When increases are predictable and incremental, they feel like standard business practice rather than risky moves.
9. Investing in skill upgrades tied to revenue
Sometimes hesitation around pricing is legitimate. If you have not improved your skill set in three years, raising rates may feel hollow.
High-earning freelancers often reinvest in:
- Advanced certifications
- Specialized courses
- High-level masterminds
- Coaching focused on positioning
The key is strategic investment. A $2,000 course that enables you to charge $1,000 more per project pays for itself quickly.
When you know you have expanded your expertise, pricing confidence increases naturally. It is easier to stand behind your numbers when you have sharpened your edge.
10. Detaching your self-worth from client reactions
Even with perfect preparation, some prospects will say no.
That does not mean your new rates are wrong. It means pricing is a filter. When you raise your rates, you are intentionally narrowing your market to clients who value your work at that level.

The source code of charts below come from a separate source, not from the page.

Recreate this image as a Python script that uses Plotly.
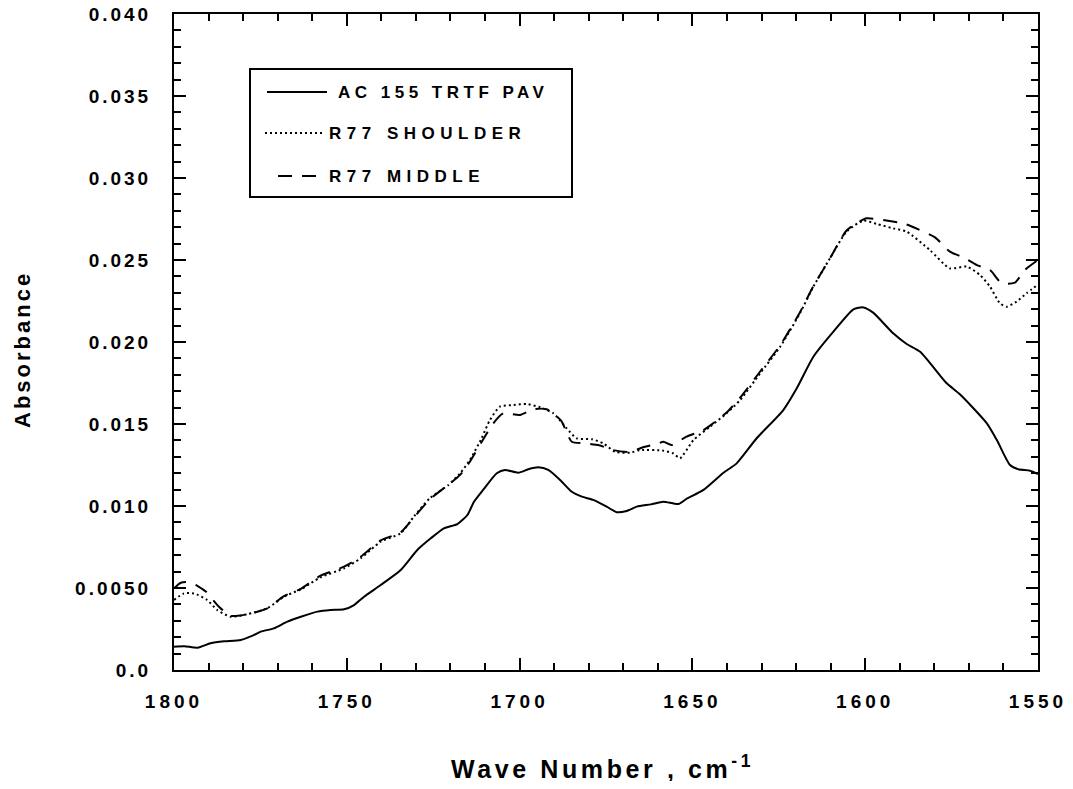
import plotly.graph_objects as go

# ---------------- data ----------------
ac155_wn = [1800, 1797, 1793.2, 1789.4, 1785.5, 1780.7, 1776.9, 1774.9, 1771.1, 1767.2,
            1763.3, 1758.5, 1754.7, 1750.8, 1747.9, 1745.0, 1740.2, 1734.4, 1729.6, 1725.7,
            1721.9, 1718.0, 1715.1, 1713.2, 1710.5, 1706.6, 1704.2, 1700.4, 1697.5, 1694.6,
            1691.7, 1688.3, 1684.9, 1682.0, 1678.7, 1674.8, 1671.9, 1669.0, 1666.1, 1662.0,
            1658.4, 1654.1, 1651.7, 1646.8, 1641.0, 1637.2, 1631.4, 1623.7, 1619.8, 1615.0,
            1609.2, 1603.4, 1600.5, 1597.7, 1591.9, 1588.0, 1584.1, 1576.4, 1572.6, 1564.8,
            1561.9, 1558.1, 1555.7, 1552.3, 1550]
ac155_abs = [0.00142, 0.00145, 0.00136, 0.00163, 0.00175, 0.00183, 0.00213, 0.00234, 0.00254, 0.00295,
             0.00325, 0.00356, 0.00366, 0.00370, 0.00396, 0.00447, 0.00518, 0.00610, 0.00732, 0.00803,
             0.00864, 0.00890, 0.00945, 0.01026, 0.01100, 0.01200, 0.01220, 0.01203, 0.01224, 0.01236,
             0.01220, 0.01159, 0.01087, 0.01057, 0.01037, 0.00996, 0.00962, 0.00970, 0.00996, 0.01010,
             0.01026, 0.01012, 0.01043, 0.01098, 0.01203, 0.01260, 0.01413, 0.01585, 0.01718, 0.01910,
             0.02063, 0.02199, 0.02211, 0.02179, 0.02053, 0.01988, 0.01941, 0.01748, 0.01681, 0.01504,
             0.01402, 0.01250, 0.01224, 0.01215, 0.01195]

shoulder_wn = [1800, 1797.1, 1794.2, 1790.4, 1787.5, 1783.6, 1778.8, 1773.0, 1768.2, 1763.3,
               1757.6, 1750.8, 1746.0, 1740.2, 1734.4, 1730.6, 1726.0, 1720.6, 1717.2, 1714.4,
               1711.0, 1708.6, 1705.7, 1701.8, 1697.9, 1694.1, 1690.2, 1686.4, 1683.5, 1679.1,
               1675.8, 1672.4, 1668.0, 1665.2, 1658.4, 1655.5, 1653.6, 1649.7, 1644.9, 1640.1,
               1636.2, 1630.4, 1624.6, 1618.9, 1615.0, 1610.2, 1605.4, 1600.5, 1596.7, 1591.9,
               1588.0, 1581.3, 1575.5, 1570.6, 1566.8, 1563.9, 1561.0, 1559.1, 1556.2, 1553.3,
               1550]
shoulder_abs = [0.00427, 0.00467, 0.00467, 0.00427, 0.00366, 0.00325, 0.00340, 0.00376, 0.00447, 0.00492,
                0.00565, 0.00620, 0.00681, 0.00782, 0.00834, 0.00935, 0.01047, 0.01128, 0.01200, 0.01280,
                0.01413, 0.01524, 0.01606, 0.01616, 0.01622, 0.01602, 0.01565, 0.01474, 0.01413, 0.01407,
                0.01382, 0.01331, 0.01325, 0.01341, 0.01337, 0.01320, 0.01291, 0.01402, 0.01484, 0.01565,
                0.01646, 0.01809, 0.01971, 0.02175, 0.02337, 0.02510, 0.02673, 0.02740, 0.02720, 0.02693,
                0.02673, 0.02561, 0.02449, 0.02460, 0.02409, 0.02338, 0.02236, 0.02215, 0.02246, 0.02297,
                0.02350]

middle_wn = [1800, 1798.0, 1795.2, 1793.0, 1790.8, 1787.0, 1783.6, 1778.8, 1773.0, 1768.2,
             1763.3, 1757.6, 1750.8, 1746.0, 1740.2, 1734.4, 1730.6, 1726.0, 1720.6, 1717.2,
             1714.4, 1711.0, 1707.6, 1704.7, 1699.9, 1696.0, 1692.2, 1688.0, 1684.9, 1681.0,
             1677.0, 1672.9, 1668.0, 1664.0, 1660.0, 1658.4, 1656.0, 1651.7, 1647.0, 1644.9,
             1640.1, 1636.2, 1630.4, 1624.6, 1618.9, 1615.0, 1610.2, 1605.4, 1602.0, 1599.6,
             1594.8, 1588.5, 1584.6, 1579.8, 1575.5, 1571.6, 1567.7, 1563.9, 1560.5, 1556.7,
             1553.8, 1550]
middle_abs = [0.00498, 0.00532, 0.00535, 0.00510, 0.00478, 0.00386, 0.00330, 0.00340, 0.00376, 0.00450,
              0.00495, 0.00575, 0.00630, 0.00690, 0.00790, 0.00840, 0.00930, 0.01040, 0.01130, 0.01190,
              0.01270, 0.01390, 0.01504, 0.01565, 0.01555, 0.01590, 0.01590, 0.01520, 0.01392, 0.01382,
              0.01370, 0.01341, 0.01330, 0.01360, 0.01380, 0.01392, 0.01372, 0.01423, 0.01460, 0.01490,
              0.01570, 0.01660, 0.01820, 0.01980, 0.02180, 0.02340, 0.02510, 0.02680, 0.02730, 0.02754,
              0.02744, 0.02720, 0.02687, 0.02638, 0.02551, 0.02516, 0.02469, 0.02439, 0.02358, 0.02362,
              0.02439, 0.02500]

series_names = ["AC 155 TRTF PAV", "R77 SHOULDER", "R77 MIDDLE"]
series_dash = ["solid", "2px,3px", "14px,10px"]

x_tickvals = [1800, 1750, 1700, 1650, 1600, 1550]
x_ticktext = ["1800", "1750", "1700", "1650", "1600", "1550"]
y_tickvals = [0.0, 0.005, 0.010, 0.015, 0.020, 0.025, 0.030, 0.035, 0.040]
y_ticktext = ["0.0", "0.0050", "0.010", "0.015", "0.020", "0.025", "0.030", "0.035", "0.040"]

x_title = "Wave Number , cm<sup>-1</sup>"
y_title = "Absorbance"

# ---------------- figure ----------------
FONT = "Liberation Sans, Arial, sans-serif"


def spaced(txt, px):
    return f'<span style="letter-spacing:{px}px">{txt}</span>'


fig = go.Figure()
data = [(ac155_wn, ac155_abs), (shoulder_wn, shoulder_abs), (middle_wn, middle_abs)]
for (xs, ys), name, dash in zip(data, series_names, series_dash):
    fig.add_trace(go.Scatter(x=xs, y=ys, mode="lines", name=name, showlegend=False,
                             line=dict(color="black", width=2, dash=dash, shape="spline",
                                       smoothing=0.6)))

axis_common = dict(showline=True, linecolor="black", linewidth=2, mirror="ticks",
                   ticks="inside", ticklen=12, tickwidth=2, tickcolor="black",
                   showgrid=False, zeroline=False, automargin=False,
                   ticklabeloverflow="allow",
                   tickfont=dict(family=FONT, size=19, color="black", weight="bold"))

fig.update_xaxes(range=[1800, 1550], tickmode="array", tickvals=x_tickvals,
                 ticktext=[spaced(t, 4) for t in x_ticktext],
                 minor=dict(ticks="inside", dtick=10, ticklen=7, tickwidth=2, tickcolor="black"),
                 ticklabelstandoff=13, **axis_common)
fig.update_yaxes(range=[0, 0.040], tickmode="array", tickvals=y_tickvals,
                 ticktext=[spaced(t, 3) for t in y_ticktext],
                 minor=dict(ticks="inside", dtick=0.001, ticklen=7, tickwidth=2, tickcolor="black"),
                 ticklabelstandoff=17, **axis_common)

# page offset (default 8px body margin) taken into account
OFF = 8
L, R, T, B = 174, 1038, 14, 670          # plot area in window pixels
W, H = R - L, B - T
FIG_W, FIG_H = 1073 - OFF, 789 - 2 * OFF


def px(xp):
    return (xp - L) / W


def py(yp):
    return (B - yp) / H


shapes = [dict(type="rect", xref="paper", yref="paper", x0=px(250), x1=px(572),
               y0=py(197), y1=py(69), line=dict(color="black", width=2),
               fillcolor="white", layer="above")]
legend_rows = [(92, 267, 327, 336, 4.5), (133, 265, 322, 327, 5.5), (176, 278, 321, 327, 5.5)]
annotations = []
for (ly, lx0, lx1, tx, sp), name, dash in zip(legend_rows, series_names, series_dash):
    shapes.append(dict(type="line", xref="paper", yref="paper", x0=px(lx0), x1=px(lx1),
                       y0=py(ly), y1=py(ly), line=dict(color="black", width=2, dash=dash),
                       layer="above"))
    annotations.append(dict(xref="paper", yref="paper", x=px(tx), y=py(ly), xanchor="left",
                            yanchor="middle", showarrow=False, text=spaced(name, sp),
                            font=dict(family=FONT, size=17, color="black", weight="bold")))

annotations.append(dict(xref="paper", yref="paper", x=px(602), y=py(767), xanchor="center",
                        yanchor="middle", showarrow=False, text=spaced(x_title, 3.6),
                        font=dict(family=FONT, size=25, color="black", weight="bold")))
annotations.append(dict(xref="paper", yref="paper", x=px(22), y=py(350), xanchor="center",
                        yanchor="middle", showarrow=False, textangle=-90,
                        text=spaced(y_title, 3),
                        font=dict(family=FONT, size=22, color="black", weight="bold")))

fig.update_layout(width=FIG_W, height=FIG_H,
                  margin=dict(l=L - OFF, r=FIG_W + OFF - R, t=T - OFF, b=FIG_H + OFF - B),
                  plot_bgcolor="white", paper_bgcolor="white", shapes=shapes,
                  annotations=annotations, showlegend=False)

fig.write_html("out.html")
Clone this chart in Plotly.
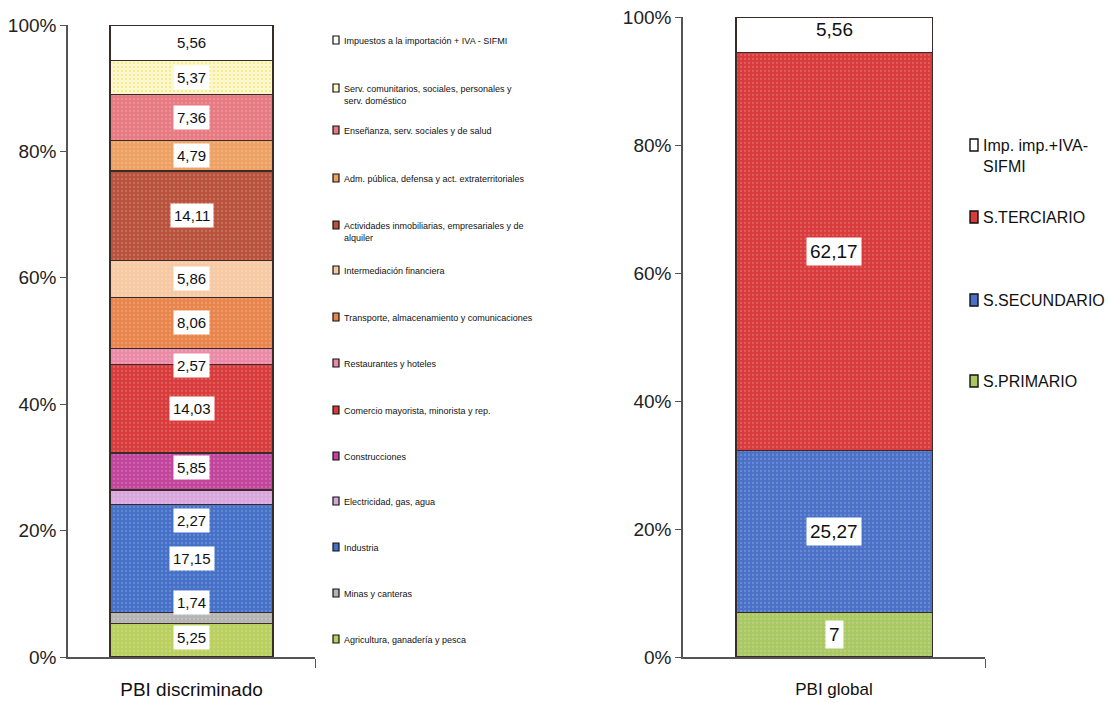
import plotly.graph_objects as go

# --- PBI discriminado (stacked, bottom to top) ---
sectores = [
    "Agricultura, ganadería y pesca",
    "Minas y canteras",
    "Industria",
    "Electricidad, gas, agua",
    "Construcciones",
    "Comercio mayorista, minorista y rep.",
    "Restaurantes y hoteles",
    "Transporte, almacenamiento y comunicaciones",
    "Intermediación financiera",
    "Actividades inmobiliarias, empresariales y de<br>alquiler",
    "Adm. pública, defensa y act. extraterritoriales",
    "Enseñanza, serv. sociales y de salud",
    "Serv. comunitarios, sociales, personales y<br>serv. doméstico",
    "Impuestos a la importación + IVA - SIFMI",
]
valores_sector = [5.25, 1.74, 17.15, 2.27, 5.85, 14.03, 2.57, 8.06, 5.86, 14.11, 4.79, 7.36, 5.37, 5.56]
colores_sector = ["#b9cf5e", "#b4b4b4", "#4570c8", "#d9a6dc", "#c2449c", "#d93b3b", "#ea8aa6",
                  "#e9854c", "#f6c9a3", "#b9523c", "#eea163", "#e77a82", "#fdf7cf", "#ffffff"]

# --- PBI global ---
grandes = ["S.PRIMARIO", "S.SECUNDARIO", "S.TERCIARIO", "Imp. imp.+IVA-<br>SIFMI"]
valores_grandes = [7, 25.27, 62.17, 5.56]
colores_grandes = ["#a9c862", "#4a70c8", "#d93b3b", "#ffffff"]

ticks_y = [0, 20, 40, 60, 80, 100]
ticks_txt = ["0%", "20%", "40%", "60%", "80%", "100%"]

W, H = 1108, 703
FONT = "Liberation Sans, Arial"


def px(x):
    return x / W


def py(y):
    return 1 - y / H


def fmt(v):
    return f"{v:g}".replace(".", ",")


fig = go.Figure()

# small nudges for labels on the thin segments
ajuste_etiqueta = {1: 16, 3: -23, 6: -9, 4: 4, 0: 3}

acum = 0
for i, (nom, v, c) in enumerate(zip(sectores, valores_sector, colores_sector)):
    fig.add_trace(go.Bar(
        x=[0], y=[v], name=nom, xaxis="x", yaxis="y", width=0.66,
        marker=dict(color=c, line=dict(color="#3a2b2b", width=1.3),
                    pattern=dict(shape=".", fillmode="overlay", size=4, solidity=0.25,
                                 fgcolor="rgba(255,255,255,0.35)" if i != 12 else "#eadb4a")),
        showlegend=False, hoverinfo="skip"))
    fig.add_annotation(x=0, y=acum + v / 2, xref="x", yref="y", text=fmt(v), showarrow=False,
                       yshift=ajuste_etiqueta.get(i, 0), bgcolor="white", borderpad=3,
                       font=dict(family=FONT, size=15, color="#111"))
    acum += v

acum = 0
for nom, v, c in zip(grandes, valores_grandes, colores_grandes):
    fig.add_trace(go.Bar(
        x=[0], y=[v], name=nom, xaxis="x2", yaxis="y2", width=0.65,
        marker=dict(color=c, line=dict(color="#3a2b2b", width=1.3),
                    pattern=dict(shape=".", fillmode="overlay", size=4, solidity=0.25,
                                 fgcolor="rgba(255,255,255,0.35)")),
        showlegend=False, hoverinfo="skip"))
    fig.add_annotation(x=0, y=acum + v / 2, xref="x2", yref="y2", text=fmt(v), showarrow=False,
                       bgcolor="white" if c != "#ffffff" else "rgba(0,0,0,0)", borderpad=3,
                       yshift=5 if c == "#ffffff" else 0,
                       font=dict(family=FONT, size=19, color="#111"))
    acum += v

# legend of the detailed bar (drawn as boxes + text)
leg1_x = 333
leg1_y = [40, 88, 130, 178, 225, 270, 317, 363, 410, 456, 501, 547, 593, 639]
for k, idx in enumerate(reversed(range(len(sectores)))):
    yc = leg1_y[k]
    fig.add_shape(type="rect", xref="paper", yref="paper",
                  x0=px(leg1_x), x1=px(leg1_x + 6), y0=py(yc + 4), y1=py(yc - 4),
                  fillcolor=colores_sector[idx], line=dict(color="#111", width=1.2))
    fig.add_annotation(x=px(leg1_x + 9), y=py(yc - 6), xref="paper", yref="paper",
                       xanchor="left", yanchor="top", align="left", showarrow=False,
                       text=sectores[idx], font=dict(family=FONT, size=9, color="#111"))

# legend of the global bar
leg2_x = 970
leg2_y = [145, 217, 300, 381]
for k, idx in enumerate(reversed(range(len(grandes)))):
    yc = leg2_y[k]
    fig.add_shape(type="rect", xref="paper", yref="paper",
                  x0=px(leg2_x), x1=px(leg2_x + 8), y0=py(yc + 6), y1=py(yc - 6),
                  fillcolor=colores_grandes[idx], line=dict(color="#111", width=1.4))
    fig.add_annotation(x=px(leg2_x + 11), y=py(yc - 10), xref="paper", yref="paper",
                       xanchor="left", yanchor="top", align="left", showarrow=False,
                       text=grandes[idx], font=dict(family=FONT, size=16, color="#111"))

eje_y = dict(range=[0, 100], tickvals=ticks_y, ticktext=ticks_txt, showgrid=False,
             showline=True, linecolor="#555", linewidth=1.5, ticks="outside", ticklen=6,
             tickcolor="#555", tickfont=dict(family=FONT, size=19, color="#222"),
             zeroline=False, automargin=False)
eje_x = dict(range=[-0.5, 0.5], tickvals=[0.5], ticktext=[""], showgrid=False, showline=True,
             linecolor="#555", linewidth=1.5, ticks="outside", ticklen=9, tickcolor="#555",
             zeroline=False, automargin=False)

fig.update_layout(
    template="none",
    width=W, height=H, margin=dict(l=0, r=0, t=0, b=0, autoexpand=False),
    paper_bgcolor="white", plot_bgcolor="white", barmode="stack",
    xaxis=dict(eje_x, domain=[px(68), px(315)], anchor="y",
               title=dict(text="PBI discriminado", standoff=14,
                          font=dict(family=FONT, size=19, color="#111"))),
    yaxis=dict(eje_y, domain=[py(657), py(25)], anchor="x"),
    xaxis2=dict(eje_x, domain=[px(683), px(985)], anchor="y2",
                title=dict(text="PBI global", standoff=14,
                           font=dict(family=FONT, size=17, color="#111"))),
    yaxis2=dict(eje_y, domain=[py(657), py(17)], anchor="x2"),
)

fig.write_html("out.html")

One freelancer I coached raised her package from $1,800 to $3,500. She lost two prospects immediately. She also closed a $4,000 deal within weeks. Her revenue stabilized, driven by fewer clients and higher margins.
Rejection feels personal in solo work because you are the brand. But pricing is a business decision, not a referendum on your talent. The habit here is emotional discipline. Evaluate trends over time, not single conversations.
Closing
Raising your rates is rarely a switch you can flip. It is about building evidence, clarity, and structure until the increase feels inevitable. When you track results, understand your numbers, strengthen your positioning, and protect your pipeline, higher pricing becomes a logical extension of your growth. You are not charging more out of arrogance. You are charging more because your business requires it. Confidence follows preparation. And preparation is a habit.